I have so much to learn about being a spit rat. I’m new to it, and it doesn’t come naturally. In the Lower 48 I try to solve problems with money, automatically reaching for my wallet, swiping my credit card. But Murph says sometimes you don’t need money. You just need a code, a sort of map to go by. If you’re going to rat on the Homer Spit, Murph says, you have to use your head. Cash is for suckers.

HOMER, ALASKA, IS ONE OF THOSE PLACES to which I keep returning. I can never get enough of the mountains across the bay rising from the sea. Or the energy around the wharves, especially when the charter boats are returning with hauls of salmon, halibut, rockfish, and ling cod. Fireweed explodes by the roadside. Floatplanes drone overhead. I don’t take many photos in Homer. Where would I point the lens?

This year I decided to drive up. I bought a camper shell for my truck, a 120-quart cooler, and bear bells. I gathered all the shot records for my dog, Rocket; found someone to cut the grass at my house. My friend Steve Schroeder took the bus from Salina, Kansas, to Casper, Wyoming, where I waited for him with a cup of coffee and a full tank of gas. We drove for days, stopping in Banff, Fort Nelson, Whitehorse. Rocket swam in huge Canadian rivers, the current ferrying him downstream at an alarming rate. Brutalized by high fuel prices, harassed by swarms of biting insect, we emerged from the Yukon after eight days of camping and fishing and headed for Anchorage, where Steve needed to catch a flight home. It was still July, and Rocket and I had nowhere to be until late August.

After I dropped off Schroeder, I checked out the Kenai River’s sputtering sockeye run.
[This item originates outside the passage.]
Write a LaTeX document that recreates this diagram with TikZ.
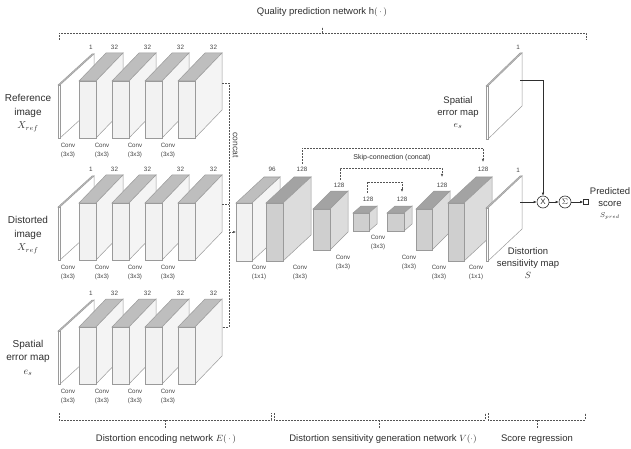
\documentclass[tikz,border=0pt]{standalone}
\usepackage{fontspec}
\setmainfont{Liberation Sans}
\usetikzlibrary{arrows.meta}
\definecolor{edgegray}{HTML}{9A9A9A}
\definecolor{lfront}{HTML}{F2F2F2}
\definecolor{lside}{HTML}{F4F4F4}
\definecolor{ltop}{HTML}{BEBEBE}
\definecolor{dfront}{HTML}{CFCFCF}
\definecolor{dside}{HTML}{DCDCDC}
\definecolor{dtop}{HTML}{A3A3A3}
\definecolor{ptop}{HTML}{C4C4C4}
\definecolor{txtgray}{HTML}{444444}
\definecolor{txtdark}{HTML}{2E2E2E}
\definecolor{dashgray}{HTML}{555555}
% cuboid: x y w h dx dy front side top
\newcommand{\cub}[9]{%
 \filldraw[edgec, fill=#9] (#1,#2) -- ++(#5,-#6) -- ++(#3,0) -- ++(-#5,#6) -- cycle;
 \filldraw[edgec, fill=#8] (#1+#3,#2) -- ++(#5,-#6) -- ++(0,#4) -- ++(-#5,#6) -- cycle;
 \filldraw[edgec, fill=#7] (#1,#2) rectangle ++(#3,#4);
}
\newcommand{\encblk}[2]{\cub{#1}{#2}{17}{57}{27}{28}{lfront}{lside}{ltop}}
\newcommand{\plane}[2]{\cub{#1}{#2}{2}{53}{34}{31}{white}{white}{ptop}}
\begin{document}
\begin{tikzpicture}[x=1pt,y=-1pt,
 edgec/.style={draw=edgegray, line width=0.5pt},
 num/.style={font=\fontsize{6.3}{7}\selectfont, text=txtgray, inner sep=0},
 conv/.style={font=\fontsize{6.2}{8.8}\selectfont, text=txtgray, align=center, inner sep=0},
 big/.style={font=\fontsize{10}{13.5}\selectfont, text=txtdark, align=center, inner sep=0},
 mid/.style={font=\fontsize{9.5}{12}\selectfont, text=txtdark, align=center, inner sep=0},
 dsh/.style={draw=dashgray, line width=0.55pt, dash pattern=on 1.8pt off 1.2pt},
 arr/.style={-{Latex[length=3pt,width=2.6pt]}},
 sol/.style={draw=txtdark, line width=0.6pt},
 circ/.style={circle, draw=txtdark, line width=0.6pt, minimum size=12pt, inner sep=0, font=\fontsize{8}{8}\selectfont, text=txtdark},
 sq/.style={rectangle, draw=txtdark, line width=0.6pt, minimum size=5pt, inner sep=0},
]
\useasboundingbox (0,0) rectangle (631,449);

% ---------- encoder rows ----------
\foreach \r in {0,122,246}{
  \plane{58}{85+\r}
  \encblk{79}{81+\r}
  \encblk{112}{81+\r}
  \encblk{145}{81+\r}
  \encblk{178}{81+\r}
  \node[num] at (91,47+\r) {1};
  \node[num] at (114.5,47+\r) {32};
  \node[num] at (147.5,47+\r) {32};
  \node[num] at (180.5,47+\r) {32};
  \node[num] at (213.5,47+\r) {32};
  \node[conv] at (68,150.5+\r) {Conv\\(3x3)};
  \node[conv] at (102,150.5+\r) {Conv\\(3x3)};
  \node[conv] at (135,150.5+\r) {Conv\\(3x3)};
  \node[conv] at (168,150.5+\r) {Conv\\(3x3)};
}
\node[big] (refimg) at (28,113) {Reference\\image\\$X_{ref}$};
\node[big] (disimg) at (28,235) {Distorted\\image\\$X_{ref}$};
\node[big] (errimg) at (28,358) {Spatial\\error map\\$e_s$};

% ---------- concat ----------
\coordinate (c1) at (222,83);
\coordinate (c2) at (222,204);
\coordinate (c3) at (222,327);
\coordinate (cv1) at (229,83);
\coordinate (cv2) at (229,204);
\coordinate (cv3) at (229,327);
\coordinate (ca) at (229,232);
\coordinate (cb) at (236,232);
\draw[dsh] (c1) -- (cv1) -- (cv3) -- (c3);
\draw[dsh] (c2) -- (cv2);
\draw[dsh,arr] (ca) -- (cb);
\node[font=\fontsize{8.5}{9}\selectfont, text=txtgray, rotate=-90, inner sep=0] (concatlbl) at (235.5,145) {concat};

% ---------- sensitivity generation network ----------
\cub{236}{203}{16}{58}{28}{26}{lfront}{lside}{ltop}
\cub{266}{203}{17}{58}{28}{26}{dfront}{dside}{dtop}
\cub{313}{209}{17}{41}{18}{18}{dfront}{dside}{dtop}
\cub{353}{213}{16}{18}{8}{7}{dfront}{dside}{dtop}
\cub{387}{213}{17}{18}{8}{7}{dfront}{dside}{dtop}
\cub{416}{209}{16}{41}{18}{18}{dfront}{dside}{dtop}
\cub{448}{203}{16}{58}{28}{26}{dfront}{dside}{dtop}
\cub{486}{208}{2}{53}{34}{32}{white}{white}{ptop}
\node[num] at (272,169) {96};
\node[num] at (302,169) {128};
\node[num] at (339,185) {128};
\node[num] at (368,199) {128};
\node[num] at (402,199) {128};
\node[num] at (442,185) {128};
\node[num] at (483,169) {128};
\node[num] at (518,170) {1};
\node[conv] at (259,272.5) {Conv\\(1x1)};
\node[conv] at (300,272.5) {Conv\\(3x3)};
\node[conv] at (343,262.5) {Conv\\(3x3)};
\node[conv] at (378,242.5) {Conv\\(3x3)};
\node[conv] at (409,262.5) {Conv\\(3x3)};
\node[conv] at (439,272.5) {Conv\\(3x3)};
\node[conv] at (476,272.5) {Conv\\(1x1)};

% skip connections
\coordinate (s1a) at (302,164);
\coordinate (s1b) at (483,162);
\coordinate (s2a) at (340,180);
\coordinate (s2b) at (442,177);
\coordinate (s3a) at (367,193);
\coordinate (s3b) at (402,192);
\draw[dsh,arr] (s1a) -- (302,148) -- (483,148) -- (s1b);
\draw[dsh,arr] (s2a) -- (340,168) -- (442,168) -- (s2b);
\draw[dsh,arr] (s3a) -- (367,182) -- (402,182) -- (s3b);
\node[font=\fontsize{7}{8}\selectfont, text=txtdark, inner sep=0] (skiplbl) at (392,158) {Skip-connection (concat)};

% ---------- score regression ----------
\cub{486}{86}{2}{53}{34}{33}{white}{white}{ptop}
\node[num] at (518,47) {1};
\node[mid] (eslbl) at (458,113) {Spatial\\error map\\$e_s$};
\node[mid] (smaplbl) at (528,263) {Distortion\\sensitivity map\\$S$};
\node[circ] (mul) at (543,202) {X};
\node[circ] (sum) at (565,202) {$\Sigma$};
\node[sq] (out) at (586,202) {};
\coordinate (esR) at (520,80);
\coordinate (smR) at (520,202);
\draw[sol,arr] (esR) -| (mul);
\draw[sol,arr] (smR) -- (mul);
\draw[sol,arr] (mul) -- (sum);
\draw[sol,arr] (sum) -- (out);
\node[mid] (predlbl) at (610,203.5) {Predicted\\score\\[-1pt]{\fontsize{7}{8}\selectfont$S_{pred}$}};

% ---------- braces ----------
\draw[dsh] (59,40) -- (59,33) -- (586,33) -- (586,40);
\draw[dsh] (322,33) -- (322,27);
\node[mid] (qlbl) at (322,12) {Quality prediction network $\mathrm{h}(\,\cdot\,)$};

\draw[dsh] (59,413) -- (59,420) -- (271,420) -- (271,413);
\draw[dsh] (165,420) -- (165,428);
\node[mid] (elbl) at (166,439) {Distortion encoding network $E(\,\cdot\,)$};

\draw[dsh] (274,413) -- (274,420) -- (485,420) -- (485,413);
\draw[dsh] (379,420) -- (379,428);
\node[mid] (vlbl) at (383,439.5) {Distortion sensitivity generation network $V(\cdot)$};

\draw[dsh] (488,413) -- (488,420) -- (585,420) -- (585,413);
\draw[dsh] (537,420) -- (537,428);
\node[mid] (slbl) at (537,439.5) {Score regression};
\end{tikzpicture}
\end{document}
I had reserved two nights in the Russian River Campground, a picturesque state-run area with bear warnings nailed to nearly every tree. I caught some feisty rainbows on dries and then wandered down to the confluence of the Russian and the Kenai with my dog on a leash.
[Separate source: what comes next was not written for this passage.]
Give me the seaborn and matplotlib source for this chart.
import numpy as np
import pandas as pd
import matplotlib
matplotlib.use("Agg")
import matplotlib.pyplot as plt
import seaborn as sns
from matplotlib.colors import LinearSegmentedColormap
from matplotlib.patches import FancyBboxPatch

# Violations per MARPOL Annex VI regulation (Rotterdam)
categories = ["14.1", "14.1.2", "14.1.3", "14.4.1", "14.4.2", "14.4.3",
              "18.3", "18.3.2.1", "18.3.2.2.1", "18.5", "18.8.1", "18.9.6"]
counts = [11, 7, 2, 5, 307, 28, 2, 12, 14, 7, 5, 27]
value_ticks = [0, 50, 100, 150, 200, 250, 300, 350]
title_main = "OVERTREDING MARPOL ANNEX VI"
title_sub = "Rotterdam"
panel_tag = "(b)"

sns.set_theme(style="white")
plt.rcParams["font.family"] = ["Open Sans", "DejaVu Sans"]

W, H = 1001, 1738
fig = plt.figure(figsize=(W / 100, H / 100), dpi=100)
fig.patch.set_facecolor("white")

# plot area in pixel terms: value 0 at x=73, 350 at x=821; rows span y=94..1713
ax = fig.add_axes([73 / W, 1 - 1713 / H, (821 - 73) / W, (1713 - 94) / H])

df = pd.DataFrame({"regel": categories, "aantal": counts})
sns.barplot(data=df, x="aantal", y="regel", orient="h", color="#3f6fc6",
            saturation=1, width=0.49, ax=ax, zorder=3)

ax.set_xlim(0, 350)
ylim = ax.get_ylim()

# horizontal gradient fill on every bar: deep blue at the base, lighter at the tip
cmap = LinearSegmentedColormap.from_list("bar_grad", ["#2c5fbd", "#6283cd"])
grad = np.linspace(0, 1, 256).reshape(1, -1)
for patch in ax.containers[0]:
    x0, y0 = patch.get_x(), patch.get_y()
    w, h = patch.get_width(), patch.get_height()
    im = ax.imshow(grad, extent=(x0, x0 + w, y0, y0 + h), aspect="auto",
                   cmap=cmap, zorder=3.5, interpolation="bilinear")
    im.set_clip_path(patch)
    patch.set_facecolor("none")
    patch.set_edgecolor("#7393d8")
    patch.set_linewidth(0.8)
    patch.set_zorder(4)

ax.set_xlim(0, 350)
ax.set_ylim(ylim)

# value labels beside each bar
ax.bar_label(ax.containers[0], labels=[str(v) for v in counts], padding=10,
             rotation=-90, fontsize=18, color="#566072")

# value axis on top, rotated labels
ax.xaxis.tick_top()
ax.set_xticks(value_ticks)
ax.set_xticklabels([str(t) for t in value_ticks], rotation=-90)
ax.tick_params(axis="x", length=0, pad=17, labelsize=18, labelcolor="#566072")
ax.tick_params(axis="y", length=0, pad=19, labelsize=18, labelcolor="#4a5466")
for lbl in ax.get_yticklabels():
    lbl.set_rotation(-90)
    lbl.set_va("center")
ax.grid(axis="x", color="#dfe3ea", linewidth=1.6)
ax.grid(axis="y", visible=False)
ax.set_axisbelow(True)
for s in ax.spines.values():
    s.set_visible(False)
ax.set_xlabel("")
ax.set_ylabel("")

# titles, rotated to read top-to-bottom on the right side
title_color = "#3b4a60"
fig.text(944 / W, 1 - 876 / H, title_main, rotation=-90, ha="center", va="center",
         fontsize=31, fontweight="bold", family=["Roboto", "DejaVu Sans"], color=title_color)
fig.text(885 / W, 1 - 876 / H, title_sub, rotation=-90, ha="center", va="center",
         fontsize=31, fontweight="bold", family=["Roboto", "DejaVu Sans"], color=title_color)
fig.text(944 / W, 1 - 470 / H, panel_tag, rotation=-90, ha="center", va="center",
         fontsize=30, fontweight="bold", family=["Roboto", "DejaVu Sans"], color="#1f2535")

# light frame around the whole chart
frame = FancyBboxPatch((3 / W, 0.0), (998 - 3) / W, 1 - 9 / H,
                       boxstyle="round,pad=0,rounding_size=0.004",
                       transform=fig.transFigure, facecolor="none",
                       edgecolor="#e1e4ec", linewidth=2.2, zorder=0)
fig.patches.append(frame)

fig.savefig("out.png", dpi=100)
There wasn’t much happening; just lots of people unsuccessfully jerking weighted flies through the aquamarine waters. I decided to drift down to Homer and live off the fat of the land, pop my head into the Salty Dawg Saloon, catch my fill of silvers in the public lagoon. I had no concrete plan. After all, Homer is named after Homer Pennock, who swindled his way to Alaska and beyond selling fraudulent gold claims. Perhaps I could blend in with the RV crowd, with the photographers and sightseers. I had a few halibut charters lined up. I thought I’d fish until I filled the enormous cooler, then steal off to Wyoming with my fingers crossed, hoping all the way—2,800 miles—that the fish would stay frozen. Arriving in Wyoming with fresh halibut, I’d receive a hero’s welcome.
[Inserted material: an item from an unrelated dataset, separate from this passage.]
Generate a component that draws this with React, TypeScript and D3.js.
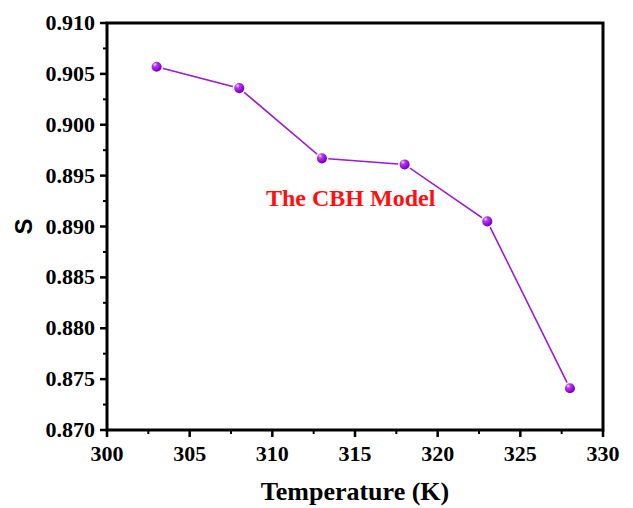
import React from "react";
import * as d3 from "d3";

const temperatures = [303, 308, 313, 318, 323, 328];
const sValues = [0.9057, 0.9036, 0.8967, 0.8961, 0.8905, 0.8741];
const xTicks = [300, 305, 310, 315, 320, 325, 330];
const yTicks = [0.87, 0.875, 0.88, 0.885, 0.89, 0.895, 0.9, 0.905, 0.91];

const W = 633, H = 508;
const M = { left: 107, right: 603, top: 23, bottom: 430 };

export default function App() {
  const x = d3.scaleLinear().domain([300, 330]).range([M.left, M.right]);
  const y = d3.scaleLinear().domain([0.87, 0.91]).range([M.bottom, M.top]);
  const line = d3.line<number>().x((_, i) => x(temperatures[i])).y((d) => y(d));
  const xMinor = d3.range(302.5, 330, 5);
  const yMinor = d3.range(0, 8).map((i) => 0.8725 + i * 0.005);
  const serif: React.CSSProperties = { fontFamily: "Liberation Serif, Times New Roman, DejaVu Serif, serif", fontWeight: 700 };
  return (
    <svg width={W} height={H} style={{ position: "absolute", left: 0, top: 0, background: "#fff" }}>
      <defs>
        <radialGradient id="ball" cx="0.35" cy="0.3" r="0.75">
          <stop offset="0" stopColor="#f5dcff" />
          <stop offset="0.25" stopColor="#b43cf2" />
          <stop offset="0.7" stopColor="#9000d4" />
          <stop offset="1" stopColor="#620092" />
        </radialGradient>
      </defs>
      <rect x={0} y={0} width={W} height={H} fill="#fff" />
      <path d={line(sValues) || ""} fill="none" stroke="#9a1ad6" strokeWidth={1.6} />
      {sValues.map((v, i) => (
        <circle key={i} cx={x(temperatures[i])} cy={y(v)} r={5.8} fill="url(#ball)" stroke="#fff" strokeWidth={1.5} />
      ))}
      <rect x={M.left} y={M.top} width={M.right - M.left} height={M.bottom - M.top} fill="none" stroke="#000" strokeWidth={3} />
      {xTicks.map((t) => (
        <g key={t}>
          <line x1={x(t)} x2={x(t)} y1={M.bottom} y2={M.bottom + 7} stroke="#000" strokeWidth={2.5} />
          <text x={x(t)} y={M.bottom + 31} textAnchor="middle" style={serif} fontSize={22}>{t}</text>
        </g>
      ))}
      {xMinor.map((t) => (
        <line key={t} x1={x(t)} x2={x(t)} y1={M.bottom} y2={M.bottom + 4} stroke="#000" strokeWidth={2} />
      ))}
      {yTicks.map((t) => (
        <g key={t}>
          <line x1={M.left - 7} x2={M.left} y1={y(t)} y2={y(t)} stroke="#000" strokeWidth={2.5} />
          <text x={M.left - 12} y={y(t) + 7} textAnchor="end" style={serif} fontSize={22}>{t.toFixed(3)}</text>
        </g>
      ))}
      {yMinor.map((t) => (
        <line key={t} x1={M.left - 4} x2={M.left} y1={y(t)} y2={y(t)} stroke="#000" strokeWidth={2} />
      ))}
      <text x={(M.left + M.right) / 2} y={500} textAnchor="middle" style={serif} fontSize={26}>Temperature (K)</text>
      <text transform={`translate(32,${(M.top + M.bottom) / 2}) rotate(-90)`} textAnchor="middle" style={{ fontFamily: "Liberation Sans, Arial, sans-serif", fontWeight: 700 }} fontSize={24}>S</text>
      <text x={266} y={206} style={serif} fontSize={24} fill="#ff1010">The CBH Model</text>
    </svg>
  );
}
MY FIRST DAY ON THE SPIT I decide on a reputable RV park complete with a bathhouse and free wi-fi. I haven’t had a shower since Haines Junction, where I paid four loonies for a stall featuring mosquitoes, a dilapidated floor, and water pressure that brought to mind a cheap coffeemaker. This shower is hot, with no annoying timer like you find in the RV parks along the Alcan Highway. I buy a bundle of firewood, some frozen herring for bait, and a six-pack. Things are looking up. There’s drizzle, and bald eagles perched on the tsunami-warning speakers, and bald guys with serious cameras pursuing them, and the usual mob at the fishing lagoon getting fired up because one woman is reliably catching one Coho after another.

I walk down to the beach with Rocket. A few charter boats are returning, passing the green sea buoy, long manes of foam trailing behind them. I toss a rubber retrieving bumper into the sea for Rocket, who has never seen the ocean. He tries drinking from it, then plunges in, swims out to the dummy, and comes back. Pretty soon he’s swimming with the seals. We play on the beach for hours, until people break out their guitars and small campfires dot the Spit. I figure it’s time to go fishing.

It’s nearly midnight by the time I lock Rocket in the truck and begin casting my fly at the lagoon, the tide ripping through the small cut that connects to Kachemak Bay. My “fly” is a blue-tinseled deal as heavy as a spark plug, and I’m casting with vigor, being careful not to hook myself or the dozens of others gathered for the onslaught of silvers schooling just outside the jetty. The salmon mingle in a tight ball and then run the gauntlet of hooks and lines. They leap, arch, and fall back with a splash. Seals are chasing them. Fishermen are cussing the seals.

At the lagoon, behavior isn’t at its best. Several guys snag fish and drag them ashore with no style whatsoever. In some places in Alaska, snagging is allowed, but not here. Most people look the other way while their fellow sportsmen cudgel enormous silvers in the vague twilight. I manage to hook one fish legally—a huge buck that leaps, ripping my line out in burning bursts—but when I get him near shore no one has a net. A fellow who favors Steve McQueen puts down his spinning rod and tries to corral my fish. He wades out past the limit of his rubber boots, tries to kick my fish ashore, but the fish runs through the wickets of his legs and leaps in the dark, eventually throwing the hook.

After losing the fish, I want to sit down and weep. The guy who helped me turns out to be a local.

“I’ve been fishing here twelve years and I’ve only caught a few—they’re so strong,” says Mike. Mike, it turns out, likes to trade fishing and hunting adventures all over the world. I don’t have an adventure to offer, but I have a Marlin .30-30 in my truck that I want to get rid of. We discuss a couple of halibut trips out to Flat Island. He tells me to meet him at the boat ramp in two days, look for a 23-foot Sea Nymph. I slink back to the RV park where some airmen from Elmendorf are rallying around a smudgy fire and recounting stories about Iraq. They party all night, smoke billowing into my camper shell until both Rocket and I are almost bacon. One of the pitfalls of scenery, I’m learning, is that it attracts so many admirers.

The next morning the airmen are gassed, sleeping in their tents, the flaps open, a drizzle falling onto their hatchet faces. Half-smoked cigars are plunged into the sand and the fire is still billowing black smoke, like a tire fire. I’m careful not to wake them.